**Given request:** Exactly the lines from the one with "Emit a web page" through the one with "1.365, 0.965, 0.60];", inclusive, are to be repeated, and the pictures are not.

==== Provided material

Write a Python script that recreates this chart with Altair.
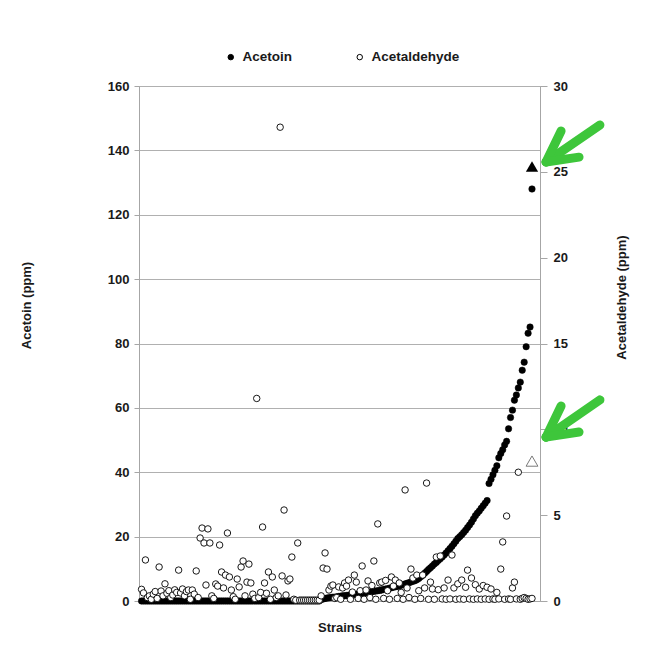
import altair as alt
import pandas as pd

# ---------------- data ----------------
strain = list(range(1, 202))

acetoin = [
    0, 0, 0, 0, 0, 0, 0, 0, 0, 0,
    0, 0, 0, 0, 0, 0, 0, 0, 0, 0,
    0, 0, 0, 0, 0, 0, 0, 0, 0, 0,
    0, 0, 0, 0, 0, 0, 0, 0, 0, 0,
    0, 0, 0, 0, 0, 0, 0, 0, 0, 0,
    0, 0, 0, 0, 0, 0, 0, 0, 0, 0,
    0, 0, 0, 0, 0, 0, 0, 0, 0, 0,
    0, 0, 0, 0, 0, 0, 0, 0, 0, 0,
    0, 0, 0, 0, 0, 0, 0, 0, 0, 0,
    0, 0,
    0.5, 0.6, 0.8, 0.9, 1.0, 1.1, 1.2, 1.2, 1.3, 1.4,
    1.5, 1.6, 1.6, 1.7, 1.8, 1.9, 2.0, 2.0, 2.1, 2.2,
    2.3, 2.4, 2.5, 2.6, 2.7, 2.8, 2.9, 3.0, 3.1, 3.2,
    3.3, 3.4, 3.6, 3.7, 3.8, 4.0, 4.1, 4.3, 4.4, 4.5,
    4.7, 4.9, 5.1, 5.3, 5.5, 5.7, 5.9, 6.1, 6.3, 6.6,
    7.0, 7.5, 8.0, 8.6, 9.2, 9.8, 10.3, 10.9, 11.5, 12.0,
    12.6, 13.1, 13.7, 14.3, 14.9, 15.6, 16.3, 17.0, 17.8, 18.6,
    19.4, 20.0, 20.6, 21.3, 22.0, 22.8, 23.6, 24.5, 25.5, 26.5,
    27.3, 28.0, 28.8, 29.6, 30.4, 31.2, 36.5, 37.8, 39.2, 40.6,
    42.0, 44.5, 45.8, 47.0, 48.5, 49.6, 53.5, 57.0, 59.3, 62.4,
    64.0, 66.2, 68.0, 71.7, 74.2, 79.0, 83.2, 85.1, 128.0,
]

acetaldehyde = [
    0.68, 0.47, 2.39, 0.2, 0.3, 0.1, 0.4, 0.55, 0.15, 1.98,
    0.58, 0.3, 1.0, 0.45, 0.6, 0.2, 0.35, 0.65, 0.5, 1.8,
    0.47, 0.7, 0.3, 0.55, 0.64, 0.1, 0.64, 0.4, 1.75, 0.2,
    3.67, 4.25, 3.38, 0.93, 4.2, 3.38, 0.3, 0.15, 0.99, 0.87,
    3.26, 1.69, 0.76, 1.51, 3.96, 1.4, 0.64, 0.25, 0.1, 1.28,
    0.82, 1.98, 2.33, 0.3, 1.1, 2.15, 1.05, 0.4, 0.15, 11.8,
    0.2, 0.5, 4.31, 1.05, 0.45, 1.69, 0.1, 1.4, 0.64, 0.2,
    0.3, 27.6, 1.46, 5.3, 0.35, 1.17, 1.28, 2.56, 0.1, 0.05,
    3.38, 0.05, 0.05, 0.05, 0.05, 0.05, 0.05, 0.05, 0.05, 0.05,
    0.05, 0.05, 0.3, 1.92, 2.8, 1.86, 0.64, 0.87, 0.93, 0.15,
    0.2, 0.82, 0.1, 0.76, 1.05, 0.87, 1.22, 0.1, 0.52, 1.51,
    1.1, 0.15, 0.6, 2.04, 0.1, 0.64, 1.17, 0.2, 0.9, 2.33,
    0.1, 4.49, 1.05, 1.1, 0.15, 1.2, 0.6, 0.1, 1.4, 0.87,
    1.22, 0.15, 1.05, 0.5, 0.1, 6.47, 0.76, 0.2, 1.86, 1.34,
    0.1, 1.51, 0.6, 0.15, 1.51, 0.76, 6.87, 0.1, 1.1, 0.7,
    0.1, 2.56, 0.66, 2.62, 0.12, 0.76, 0.1, 1.22, 0.12, 2.68,
    0.76, 0.1, 1.0, 0.12, 1.22, 0.1, 0.8, 1.8, 0.12, 1.34,
    0.1, 0.95, 0.12, 0.7, 0.1, 0.9, 0.12, 0.8, 0.1, 0.7,
    0.12, 0.1, 0.5, 0.12, 1.86, 3.44, 0.1, 4.95, 0.12, 0.1,
    0.76, 1.1, 0.12, 7.5, 0.1, 0.15, 0.2, 0.15, 0.1, 0.12,
    0.15,
]

# reference strain (triangles)
ref_strain = [201]
ref_acetoin = [135.0]
ref_acetaldehyde = [8.15]

# green annotation arrows (data coordinates: strain index / acetoin ppm)
arrow_x = [235.8, 215.9, 225.1, 235.8, 215.9, 225.1]
arrow_y = [147.9, 146.0, 137.9, 62.5, 60.6, 52.5]
arrow_x2 = [208.2, 208.2, 208.2, 208.2, 208.2, 208.2]
arrow_y2 = [136.4, 136.4, 136.4, 50.9, 50.9, 50.9]

series = ["Acetoin", "Acetaldehyde"]

df = pd.DataFrame({"strain": strain, "Acetoin": acetoin, "Acetaldehyde": acetaldehyde})
ref = pd.DataFrame({"strain": ref_strain, "Acetoin": ref_acetoin, "Acetaldehyde": ref_acetaldehyde})
arrows = pd.DataFrame({"x": arrow_x, "y": arrow_y, "x2": arrow_x2, "y2": arrow_y2})

FONT = "Liberation Sans"
GRAY = "#a6a6a6"
TXT = "#1a1a1a"

xscale = alt.Scale(domain=[-0.3, 205.1], nice=False, zero=False)
yleft = alt.Scale(domain=[0, 160], nice=False, zero=True)
yright = alt.Scale(domain=[0, 30], nice=False, zero=True)

x_axis = alt.Axis(title="Strains", labels=False, ticks=False, grid=False,
                  domainColor=GRAY, titlePadding=20)
left_axis = alt.Axis(title="Acetoin (ppm)", values=[0, 20, 40, 60, 80, 100, 120, 140, 160],
                     grid=True, gridColor="#b0b0b0", tickSize=5, labelPadding=5,
                     titlePadding=74, titleY=219)
right_axis = alt.Axis(title="Acetaldehyde (ppm)", orient="right", values=[0, 5, 10, 15, 20, 25, 30],
                      grid=False, tickSize=7, labelPadding=6, titleAngle=270,
                      titlePadding=61, titleY=211)

fill_scale = alt.Scale(domain=series, range=["black", "white"])
legend = alt.Legend(
    orient="none", legendX=85, legendY=-36, direction="horizontal", title=None,
    labelFont=FONT, labelFontSize=13.5, labelFontWeight="bold", labelColor=TXT,
    symbolType="circle", symbolSize=30, symbolStrokeColor="black", symbolStrokeWidth=1,
    columnPadding=60, labelOffset=5, padding=0,
)

acetoin_pts = alt.Chart(df).transform_calculate(series="'Acetoin'").mark_circle(
    size=42, opacity=1, stroke="black", strokeWidth=0.5, clip=False).encode(
    x=alt.X("strain:Q", scale=xscale, axis=x_axis),
    y=alt.Y("Acetoin:Q", scale=yleft, axis=left_axis),
    fill=alt.Fill("series:N", scale=fill_scale, legend=legend),
)

black_tri = alt.Chart(ref).mark_point(shape="triangle-up", filled=True, fill="black", size=150,
                                      opacity=1, clip=False).encode(
    x=alt.X("strain:Q", scale=xscale, axis=x_axis),
    y=alt.Y("Acetoin:Q", scale=yleft, axis=left_axis),
)

arrow_rules = alt.Chart(arrows).mark_rule(color="#3ec63b", strokeWidth=9, strokeCap="round", clip=False).encode(
    x=alt.X("x:Q", scale=xscale, axis=x_axis),
    y=alt.Y("y:Q", scale=yleft, axis=left_axis),
    x2="x2:Q",
    y2="y2:Q",
)

acetaldehyde_pts = alt.Chart(df).transform_calculate(series="'Acetaldehyde'").mark_circle(
    size=42, opacity=1, stroke="black", strokeWidth=0.9, clip=False).encode(
    x=alt.X("strain:Q", scale=xscale, axis=x_axis),
    y=alt.Y("Acetaldehyde:Q", scale=yright, axis=right_axis),
    fill=alt.Fill("series:N", scale=fill_scale, legend=legend),
)

open_tri = alt.Chart(ref).mark_point(shape="triangle-up", filled=True, fill="white", stroke="#7a7a7a",
                                     strokeWidth=1, size=140, opacity=1, clip=False).encode(
    x=alt.X("strain:Q", scale=xscale, axis=x_axis),
    y=alt.Y("Acetaldehyde:Q", scale=yright, axis=right_axis),
)

left = alt.layer(acetoin_pts, black_tri, arrow_rules)
right = alt.layer(acetaldehyde_pts, open_tri)

chart = alt.layer(left, right).resolve_scale(y="independent").properties(
    width=401, height=515,
    padding={"left": 20, "top": 50, "right": 10, "bottom": 10},
    background="white",
).configure_axis(
    labelFont=FONT, labelFontSize=13, labelFontWeight="bold", labelColor=TXT,
    titleFont=FONT, titleFontSize=13, titleFontWeight="bold", titleColor=TXT,
    domainColor=GRAY, tickColor=GRAY,
).configure_view(stroke=GRAY, strokeWidth=1)

chart.save("out.html", embed_options={"renderer": "svg", "actions": False})
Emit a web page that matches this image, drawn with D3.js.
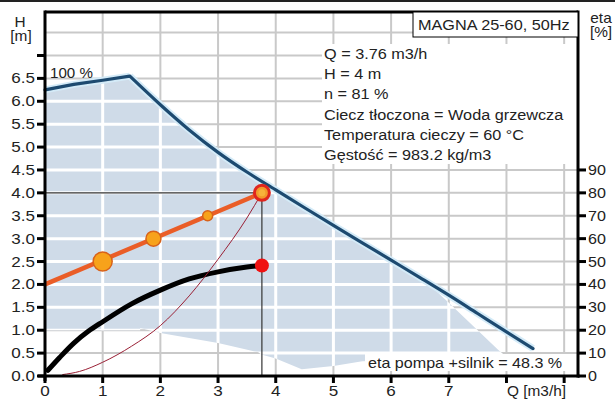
<!DOCTYPE html>
<html>
<head>
<meta charset="utf-8">
<script src="https://cdn.jsdelivr.net/npm/d3@7"></script>
<style>
  html, body { margin: 0; padding: 0; background: #fff; }
  svg { display: block; font-family: "Liberation Sans", Arial, sans-serif; }
</style>
</head>
<body>
<svg id="chart" width="615" height="401"></svg>
<script>
// Axis ticks
const qTicks = [0, 1, 2, 3, 4, 5, 6, 7, 8, 9];
const qTickLabels = ["0", "1", "2", "3", "4", "5", "6", "7", "", ""];
const hTicks = [0, 0.5, 1, 1.5, 2, 2.5, 3, 3.5, 4, 4.5, 5, 5.5, 6, 6.5, 7];
const hTickLabels = ["0.0","0.5","1.0","1.5","2.0","2.5","3.0","3.5","4.0","4.5","5.0","5.5","6.0","6.5",""];
const hGrid = [0.5, 1, 1.5, 2, 2.5, 3, 3.5, 4, 4.5, 5, 5.5, 6, 6.5, 7, 7.5];
const qGrid = [1, 2, 3, 4, 5, 6, 7, 8, 9];
const etaTicks = [0, 10, 20, 30, 40, 50, 60, 70, 80, 90];

// Max speed curve (100 %), rising part and falling part
const maxRiseQ = [0, 0.5, 1.0, 1.47];
const maxRiseH = [6.25, 6.37, 6.46, 6.55];
const maxFallQ = [1.47, 2.0, 2.5, 3.0, 3.5, 4.0, 4.5, 5.0, 5.5, 6.0, 6.5, 7.0, 7.5, 8.0, 8.46];
const maxFallH = [6.55, 5.925, 5.375, 4.885, 4.455, 4.065, 3.675, 3.29, 2.91, 2.53, 2.15, 1.765, 1.365, 0.965, 0.60];

// Operating range: right edge and lower edge
const rangeEdgeQ = [6.6, 7.0, 7.85, 8.05];
const rangeEdgeH = [2.07, 1.6, 0.58, 0.36];
const rangeLowQ = [8.05, 7.0, 6.0, 5.5, 5.0, 4.45, 4.0, 3.75, 3.7, 3.0, 2.0, 1.65, 1.65, 0];
const rangeLowH = [0.36, 0.35, 0.34, 0.32, 0.22, 0.15, 0.38, 0.47, 0.52, 0.72, 0.94, 1.05, 1.0, 1.0];

// Proportional pressure control curve
const ctrlQ = [0, 3.76];
const ctrlH = [2.0, 4.0];
const ctrlMarkQ = [1.0, 1.88, 2.82];
const ctrlMarkH = [2.5, 3.0, 3.5];

// System curve
const sysQ = [0.3, 0.6, 1.0, 1.5, 2.0, 2.5, 3.0, 3.5, 3.76];
const sysH = [0.03, 0.1, 0.3, 0.65, 1.1, 1.75, 2.55, 3.45, 4.0];

// Efficiency pump + motor [%]
const etaQ = [0.05, 0.25, 0.5, 0.75, 1.0, 1.5, 2.0, 2.5, 3.0, 3.5, 3.76];
const etaV = [2.5, 8, 14.4, 19.5, 23.7, 31.5, 37.5, 42.4, 45.5, 47.6, 48.3];

// Duty point
const dutyQ = 3.76, dutyH = 4.0, dutyEta = 48.3;

const titleText = "MAGNA 25-60, 50Hz";
const infoLines = [
  "Q = 3.76 m3/h",
  "H = 4 m",
  "n = 81 %",
  "Ciecz tłoczona = Woda grzewcza",
  "Temperatura cieczy = 60 °C",
  "Gęstość = 983.2 kg/m3"
];

const svg = d3.select("#chart");
const X0 = 45, X1 = 578, Y0 = 376, Y1 = 12;
const x = d3.scaleLinear().domain([0, 9.24]).range([X0, X1]);
const y = d3.scaleLinear().domain([0, 7.95]).range([Y0, Y1]);
const yEta = d3.scaleLinear().domain([0, 159]).range([Y0, Y1]);

const zip = (qs, hs) => qs.map((q, i) => [q, hs[i]]);
const lineH = d3.line().x(d => x(d[0])).y(d => y(d[1]));

// gray grid
const grid = svg.append("g");
grid.selectAll("line.h").data(hGrid).join("line")
  .attr("x1", X0).attr("x2", X1).attr("y1", d => y(d)).attr("y2", d => y(d))
  .attr("stroke", "#c9c9c9").attr("stroke-width", 2);
grid.selectAll("line.v").data(qGrid).join("line")
  .attr("x1", d => x(d)).attr("x2", d => x(d)).attr("y1", Y1).attr("y2", Y0)
  .attr("stroke", "#c9c9c9").attr("stroke-width", 2);

// operating range fill
const rangePts = zip(maxRiseQ, maxRiseH)
  .concat(zip(maxFallQ, maxFallH).filter(d => d[0] > 1.47 && d[0] < 6.6))
  .concat(zip(rangeEdgeQ, rangeEdgeH))
  .concat(zip(rangeLowQ, rangeLowH));
const rangePath = lineH(rangePts) + "Z";
svg.append("clipPath").attr("id", "rangeClip").append("path").attr("d", rangePath);
svg.append("path").attr("d", rangePath).attr("fill", "#cfdbe8");

// white grid inside the range
const wgrid = svg.append("g").attr("clip-path", "url(#rangeClip)");
wgrid.selectAll("line.h").data(hGrid).join("line")
  .attr("x1", X0).attr("x2", X1).attr("y1", d => y(d)).attr("y2", d => y(d))
  .attr("stroke", "#fff").attr("stroke-width", 3);
wgrid.selectAll("line.v").data(qGrid).join("line")
  .attr("x1", d => x(d)).attr("x2", d => x(d)).attr("y1", Y1).attr("y2", Y0)
  .attr("stroke", "#fff").attr("stroke-width", 3);

// info text block background
svg.append("rect").attr("x", 322).attr("y", 44).attr("width", X1 - 322).attr("height", 120).attr("fill", "#fff");

// duty point guide lines
svg.append("line").attr("x1", X0).attr("x2", x(dutyQ)).attr("y1", y(dutyH)).attr("y2", y(dutyH))
  .attr("stroke", "#333").attr("stroke-width", 1.2);
svg.append("line").attr("x1", x(dutyQ)).attr("x2", x(dutyQ)).attr("y1", y(dutyH)).attr("y2", Y0)
  .attr("stroke", "#333").attr("stroke-width", 1.2);

// max curve with halo
const smooth = d3.line().x(d => x(d[0])).y(d => y(d[1])).curve(d3.curveMonotoneX);
const maxPath = lineH(zip(maxRiseQ, maxRiseH)) + smooth(zip(maxFallQ, maxFallH));
svg.append("path").attr("d", maxPath).attr("fill", "none")
  .attr("stroke", "#d4ebf8").attr("stroke-width", 7).attr("stroke-linejoin", "round");
svg.append("path").attr("d", maxPath).attr("fill", "none")
  .attr("stroke", "#1d4a70").attr("stroke-width", 3.2).attr("stroke-linejoin", "round").attr("stroke-linecap", "round");

// efficiency curve
const etaLine = d3.line().x(d => x(d[0])).y(d => yEta(d[1])).curve(d3.curveMonotoneX);
svg.append("path").attr("d", etaLine(zip(etaQ, etaV))).attr("fill", "none")
  .attr("stroke", "#000").attr("stroke-width", 5).attr("stroke-linecap", "round");

// system curve
svg.append("path").attr("d", smooth(zip(sysQ, sysH))).attr("fill", "none")
  .attr("stroke", "#9a2035").attr("stroke-width", 1);

// control curve
svg.append("path").attr("d", lineH(zip(ctrlQ, ctrlH))).attr("fill", "none")
  .attr("stroke", "#ea5d27").attr("stroke-width", 4.5);
const markR = [9.5, 7.5, 5];
svg.selectAll("circle.mark").data(zip(ctrlMarkQ, ctrlMarkH)).join("circle")
  .attr("cx", d => x(d[0])).attr("cy", d => y(d[1])).attr("r", (d, i) => markR[i])
  .attr("fill", "#f7a21b").attr("stroke", "#d8621a").attr("stroke-width", 1.5);

// duty point markers
svg.append("circle").attr("cx", x(dutyQ)).attr("cy", y(dutyH)).attr("r", 7.5)
  .attr("fill", "#f29a2a").attr("stroke", "#e0261e").attr("stroke-width", 3);
svg.append("circle").attr("cx", x(dutyQ)).attr("cy", y(dutyH)).attr("r", 3.5)
  .attr("fill", "#f7b23a");
svg.append("circle").attr("cx", x(dutyQ)).attr("cy", yEta(dutyEta)).attr("r", 7)
  .attr("fill", "#f01212");

// frame and axes
const ax = svg.append("g").attr("stroke", "#000").attr("stroke-width", 3);
ax.append("line").attr("x1", X0).attr("x2", X1).attr("y1", Y1).attr("y2", Y1);
ax.append("line").attr("x1", X0).attr("x2", X0).attr("y1", Y1 - 1.5).attr("y2", Y0 + 5);
ax.append("line").attr("x1", X1).attr("x2", X1).attr("y1", Y1 - 1.5).attr("y2", Y0 + 1.5);
ax.append("line").attr("x1", X0 - 7).attr("x2", X1 + 1.5).attr("y1", Y0).attr("y2", Y0);
ax.selectAll("line.ht").data(hTicks).join("line")
  .attr("x1", X0 - 8).attr("x2", X0).attr("y1", d => y(d)).attr("y2", d => y(d));
ax.selectAll("line.qt").data(qTicks).join("line")
  .attr("x1", d => x(d)).attr("x2", d => x(d)).attr("y1", Y0).attr("y2", Y0 + 7);
ax.selectAll("line.et").data(etaTicks).join("line")
  .attr("x1", X1).attr("x2", X1 + 8).attr("y1", d => yEta(d)).attr("y2", d => yEta(d));

// efficiency label background
svg.append("rect").attr("x", 365).attr("y", 354).attr("width", 203).attr("height", 17).attr("fill", "#fff");

// title box
svg.append("rect").attr("x", 413).attr("y", Y1).attr("width", X1 - 413).attr("height", 25)
  .attr("fill", "#fff").attr("stroke", "#000").attr("stroke-width", 1);

// all text, slightly widened glyphs
const txt = svg.append("g").attr("fill", "#222").attr("font-size", 14);
function label(px, py, s, anchor, sx) {
  return txt.append("text")
    .attr("transform", `translate(${px},${py}) scale(${sx || 1.15},1)`)
    .attr("text-anchor", anchor || "start").text(s);
}
hTicks.forEach((d, i) => label(35, y(d) + 5, hTickLabels[i], "end", 1.22));
qTicks.forEach((d, i) => label(x(d), 396, qTickLabels[i], "middle", 1.22));
etaTicks.forEach(d => label(X1 + 10, yEta(d) + 5, String(d), "start", 1.15));

label(20, 27, "H", "middle", 1.1);
label(21, 41, "[m]", "middle", 1.1);
label(601, 23, "eta", "middle", 1.1);
label(601, 37, "[%]", "middle", 1.1);
label(507, 396, "Q [m3/h]", "start", 1.1);
label(50, 78, "100 %", "start", 1.08);
label(368, 368, "eta pompa +silnik = " + dutyEta + " %", "start", 1.15);
label(418, 30, titleText, "start", 1.16);
infoLines.forEach((s, i) => label(324, 59 + i * 20.2, s, "start", 1.16));

// top border strip
svg.append("rect").attr("x", 0).attr("y", 0).attr("width", 615).attr("height", 2).attr("fill", "#222");
</script>
</body>
</html>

========

**Task response:**
Emit a web page that matches this image, drawn with D3.js.
<!DOCTYPE html>
<html>
<head>
<meta charset="utf-8">
<script src="https://cdn.jsdelivr.net/npm/d3@7"></script>
<style>
  html, body { margin: 0; padding: 0; background: #fff; }
  svg { display: block; font-family: "Liberation Sans", Arial, sans-serif; }
</style>
</head>
<body>
<svg id="chart" width="615" height="401"></svg>
<script>
// Axis ticks
const qTicks = [0, 1, 2, 3, 4, 5, 6, 7, 8, 9];
const qTickLabels = ["0", "1", "2", "3", "4", "5", "6", "7", "", ""];
const hTicks = [0, 0.5, 1, 1.5, 2, 2.5, 3, 3.5, 4, 4.5, 5, 5.5, 6, 6.5, 7];
const hTickLabels = ["0.0","0.5","1.0","1.5","2.0","2.5","3.0","3.5","4.0","4.5","5.0","5.5","6.0","6.5",""];
const hGrid = [0.5, 1, 1.5, 2, 2.5, 3, 3.5, 4, 4.5, 5, 5.5, 6, 6.5, 7, 7.5];
const qGrid = [1, 2, 3, 4, 5, 6, 7, 8, 9];
const etaTicks = [0, 10, 20, 30, 40, 50, 60, 70, 80, 90];

// Max speed curve (100 %), rising part and falling part
const maxRiseQ = [0, 0.5, 1.0, 1.47];
const maxRiseH = [6.25, 6.37, 6.46, 6.55];
const maxFallQ = [1.47, 2.0, 2.5, 3.0, 3.5, 4.0, 4.5, 5.0, 5.5, 6.0, 6.5, 7.0, 7.5, 8.0, 8.46];
const maxFallH = [6.55, 5.925, 5.375, 4.885, 4.455, 4.065, 3.675, 3.29, 2.91, 2.53, 2.15, 1.765, 1.365, 0.965, 0.60];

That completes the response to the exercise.